At the moment there are many encouraging signs based on the latest data. Let’s hope this trend continues into 2002 and 2020 is the year of recovery of the semiconductor market. However much depends on how the US China trade war pans out. Last week Trump blew hot and cold saying everything from the negotiations were going very well to saying that he thought there may not be an agreement until after the US presidential election next year. The next round of additional US tariffs are due to go in place on December 15th, so hopefully there will be enough progress to delay the imposition of these.
According to IHS Markit, global semiconductor sales dropped 14.2% in the first 3 quarters of 2019 compared to 2018, but there are signs of recovery even in the memory segment which has dragged down the sector so far. Intel retained it’s number 1 position with 16.3% revenue growth in Q3. For the full year IHS Markit estimate sales will recover slightly and only drop 12.4% compared to 2018.
For 2020, they estimate that NAND flash will grow 19%. Strong growth in NAND flash and DRAM is forecast as momentum increases for 5G connectivity, artificial intelligence, deep learning, and virtual reality in mobile, data center and cloud-computer servers, automotive, and industrial markets in 2020.
SEMI reported that October global semiconductor sales rebounded in October with a 2.9% month on month increase with global sales of US$35.6billion, but this was still down 13.1% yoy.
Meanwhile the World Semiconductor Trade Statistics (WSTS) organization projects annual global sales will decrease 12.8 percent in 2019, before the market starts to recover with increases of 5.9 percent in 2020 and 6.3 percent in 2021.
SEMI also published it’s 3rd quarter global semiconductor equipment manufacturers billings data showing a 12% growth over Q2, but still down 6% compared to Q3 2018. Taiwan regained the worlds largest semiconductor market status by growing 21% from Q2, and up 34% from a year ago, buying $3.9billion of equipment. Taiwan was ranked third in semiconductor equipment purchases throughout 2018, behind South Korea and China before taking top slot in Q1, and 2nd in Q2 to China. TSMC capex spending accounted for $3.21billion of the total as it invested to support 7nm, 5nm and 3nm technologies.
In addition TSMC announced it plans to spend US$14~15billion on capital expenditure next year, more than half of this expenditure is going to be spent on expanding its 5nm technology to support 5G technology growth. TSMC see a much stronger than expected demand for 5nm & 7nm due to the rapid deployment of 5G around the world. TSMC also confirmed it is on schedule to start mass production of 3nm in 2022.
Taiwanese foundry UMC has announced that it has released 22nm technology for production.
Taiwan’s manufacturing index hit a 15 month high last month due to strong demand from the electronics sector driven by 5G applications. The PMI increased from 52.7 in October to 54.9 in November with the sub index of new business orders climbed from 52.7 to 61.

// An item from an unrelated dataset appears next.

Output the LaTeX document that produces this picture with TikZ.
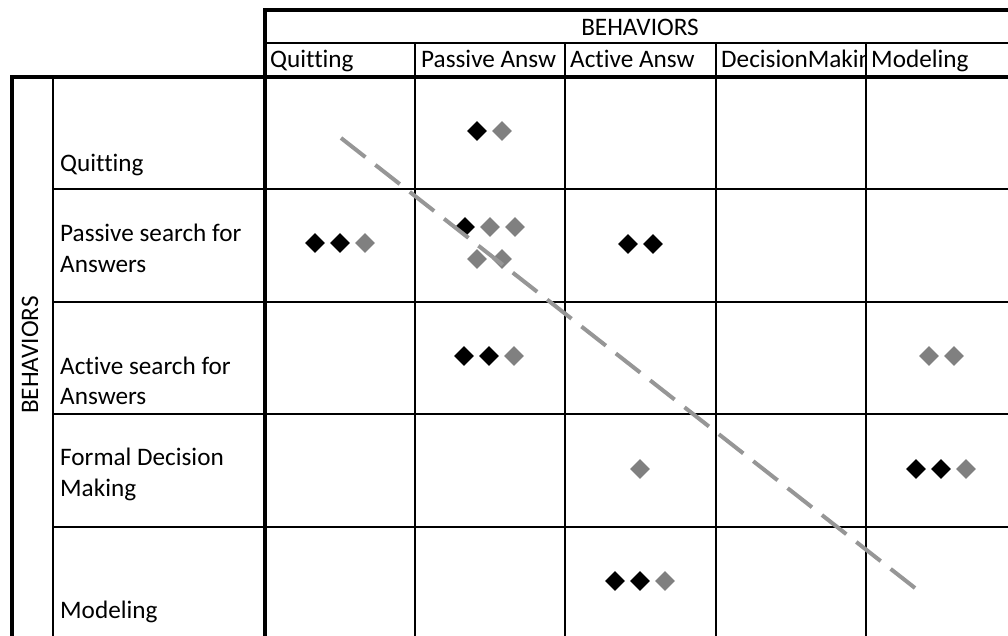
\documentclass[tikz,border=0pt]{standalone}
\usepackage{fontspec}
\setmainfont{Carlito}[Ligatures=NoCommon]
\usetikzlibrary{shapes.geometric}
\definecolor{markgray}{RGB}{128,128,128}
\definecolor{trendgray}{RGB}{150,150,150}
\begin{document}
\begin{tikzpicture}[x=1pt,y=-1pt,
  thickrule/.style={line width=4.5pt, line join=miter},
  thinrule/.style={line width=1.4pt},
  lbl/.style={inner sep=0pt, anchor=base west, font=\fontsize{25.2}{30}\selectfont},
  mk/.style={diamond, inner sep=0pt, minimum width=20pt, minimum height=20pt, draw=none},
  mkb/.style={mk, fill=black},
  mkg/.style={mk, fill=markgray},
  trend/.style={draw=trendgray, line width=4pt, dash pattern=on 31pt off 12.65pt}
]
\useasboundingbox (0,0) rectangle (1008,636);

% thin grid
\draw[thinrule] (265,43) -- (1008,43);
\foreach \cx in {415,565,716,866} \draw[thinrule] (\cx,43) -- (\cx,636);
\foreach \ry in {189,302,414,527} \draw[thinrule] (53,\ry) -- (1008,\ry);
\draw[thinrule] (53,77) -- (53,636);

% heavy frame
\draw[thickrule] (265,636) -- (265,10) -- (1008,10);
\draw[thickrule] (12,636) -- (12,77) -- (1008,77);

% headings
\node[lbl, anchor=base] (colhead) at (640,36) {BEHAVIORS};
\node[lbl, anchor=base, rotate=90] (rowhead) at (38,355) {BEHAVIORS};

% column labels
\node[lbl] (cQuit) at (270,68) {Quitting};
\node[lbl] (cPass) at (421,68) {Passive Answ};
\node[lbl] (cAct) at (570,68) {Active Answ};
\begin{scope}
  % the cell cuts its overlong label at the column rule
  \clip (716,43) rectangle (866,77);
  \node[lbl] (cDec) at (721,68) {\makebox[140pt][l]{DecisionMaking}};
\end{scope}
\node[lbl] (cMod) at (871,68) {Modeling};

% row labels
\node[lbl] (rQuit) at (60,172) {Quitting};
\node[lbl] (rPassA) at (60,241) {Passive search for};
\node[lbl] (rPassB) at (60,272) {Answers};
\node[lbl] (rActA) at (60,374) {Active search for};
\node[lbl] (rActB) at (60,404) {Answers};
\node[lbl] (rFormA) at (60,465) {Formal Decision};
\node[lbl] (rFormB) at (60,496) {Making};
\node[lbl] (rMod) at (60,618) {Modeling};

% markers
\node[mkb] (m1) at (477,131) {};
\node[mkg] (m2) at (502,131) {};

\node[mkb] (m3) at (315,243) {};
\node[mkb] (m4) at (340,243) {};
\node[mkg] (m5) at (365,243) {};

\node[mkb] (m6) at (465,227) {};
\node[mkg] (m7) at (490,227) {};
\node[mkg] (m8) at (515,227) {};
\node[mkg] (m9) at (477,259) {};
\node[mkg] (m10) at (502,259) {};

\node[mkb] (m11) at (628,244) {};
\node[mkb] (m12) at (653,244) {};

\node[mkb] (m13) at (464,356) {};
\node[mkb] (m14) at (489,356) {};
\node[mkg] (m15) at (514,356) {};

\node[mkg] (m16) at (929,356) {};
\node[mkg] (m17) at (954,356) {};

\node[mkg] (m18) at (640,469) {};

\node[mkb] (m19) at (916,469) {};
\node[mkb] (m20) at (941,469) {};
\node[mkg] (m21) at (966,469) {};

\node[mkb] (m22) at (615,581) {};
\node[mkb] (m23) at (640,581) {};
\node[mkg] (m24) at (665,581) {};

% dashed trend line
\coordinate (tStart) at (341,138);
\coordinate (tEnd) at (915,588);
\draw[trend] (tStart) -- (tEnd);
\end{tikzpicture}
\end{document}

In South Korea the outook is not so rosy with export orders of semiconductors decreasing 31% to US$7.4billion in November, the 12th straight month of decline. However market analysts are hopefully of a recovery soon as the Chinese PMI rebounded to 51.8 in November.

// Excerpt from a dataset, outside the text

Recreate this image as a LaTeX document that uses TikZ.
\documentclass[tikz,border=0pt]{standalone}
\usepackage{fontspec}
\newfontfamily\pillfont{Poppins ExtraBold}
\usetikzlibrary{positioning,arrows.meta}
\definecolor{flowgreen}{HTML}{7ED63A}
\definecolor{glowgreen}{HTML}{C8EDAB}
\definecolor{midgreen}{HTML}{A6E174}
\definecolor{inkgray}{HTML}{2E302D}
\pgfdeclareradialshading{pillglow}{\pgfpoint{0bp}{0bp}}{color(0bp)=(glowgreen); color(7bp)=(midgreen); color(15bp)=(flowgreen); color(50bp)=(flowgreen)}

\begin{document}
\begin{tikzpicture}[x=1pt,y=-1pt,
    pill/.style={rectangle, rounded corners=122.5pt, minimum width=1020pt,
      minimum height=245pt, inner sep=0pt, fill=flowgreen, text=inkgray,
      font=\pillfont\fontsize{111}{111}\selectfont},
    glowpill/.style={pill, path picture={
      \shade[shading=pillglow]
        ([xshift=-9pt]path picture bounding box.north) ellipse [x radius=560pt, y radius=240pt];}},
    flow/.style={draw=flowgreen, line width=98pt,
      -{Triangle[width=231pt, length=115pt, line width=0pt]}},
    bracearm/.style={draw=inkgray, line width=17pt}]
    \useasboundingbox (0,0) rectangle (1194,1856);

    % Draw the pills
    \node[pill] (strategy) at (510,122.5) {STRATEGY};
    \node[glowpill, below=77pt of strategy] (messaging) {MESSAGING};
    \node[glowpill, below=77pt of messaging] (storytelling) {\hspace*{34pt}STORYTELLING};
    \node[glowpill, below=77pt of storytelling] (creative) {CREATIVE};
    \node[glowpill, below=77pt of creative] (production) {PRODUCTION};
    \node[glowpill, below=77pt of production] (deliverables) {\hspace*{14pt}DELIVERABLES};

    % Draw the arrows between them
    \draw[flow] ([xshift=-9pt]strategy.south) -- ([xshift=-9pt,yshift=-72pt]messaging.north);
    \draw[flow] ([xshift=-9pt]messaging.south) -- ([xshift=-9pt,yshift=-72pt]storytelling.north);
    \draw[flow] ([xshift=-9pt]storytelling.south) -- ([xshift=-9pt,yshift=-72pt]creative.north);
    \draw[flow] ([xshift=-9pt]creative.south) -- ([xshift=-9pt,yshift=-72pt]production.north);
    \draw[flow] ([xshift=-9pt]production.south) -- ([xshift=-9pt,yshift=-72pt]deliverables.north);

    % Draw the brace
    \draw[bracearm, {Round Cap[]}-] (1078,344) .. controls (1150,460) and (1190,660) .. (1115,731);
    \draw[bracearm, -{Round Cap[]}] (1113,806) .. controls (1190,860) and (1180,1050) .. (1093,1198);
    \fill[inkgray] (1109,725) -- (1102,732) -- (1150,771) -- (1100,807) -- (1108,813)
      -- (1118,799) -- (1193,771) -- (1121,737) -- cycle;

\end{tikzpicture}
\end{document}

Huawei CEO Ren Zhengfei has said it plans to shift it’s US based research centre to Canada. He also said he wants to build some new factory capacity in Europe to build 5G networking equipment.
According to Bloomberg, Chinese semiconductor companies are stockpiling US semiconductor chips in case the trade war worsens and US cuts off access to US technology. In past 3 years Chinese purchases of IC’s has risen strongly, and in the last 2 months imports have been the highest since the start of 2017.
Elsewhere in China Xiaomi and Oppo both announced that they will use Qualcomms latest 5G Snapdragon 865 chip for the flagship smartphones to be released in Q1 next year.
According to the EETimes, ChangXin Memory is emerging as Chinas leading DRAM manufacturer, and is currently running 20,000 wafers per month at its Fab in Hefei. It is currently using 19nm technology to produce LPDDR4, DDR4 8Gbit DRAM products. It has plans to double it’s production in Q2 2020.
In company news, AMS has announced it has succeeded in it’s 2nd bid for Osram having managed to acquire above the required 55% of shares for it’s €41/share bid for the company which values the company at €4.5billion.
Also STMicrolectronics has announced it has acquired the remaining 45% of Swedish silicon carbide wafer manufacturer Norstel AB. Norstel develops and manufactures 150mm silicon carbide (SiC) bare and epitaxial wafers.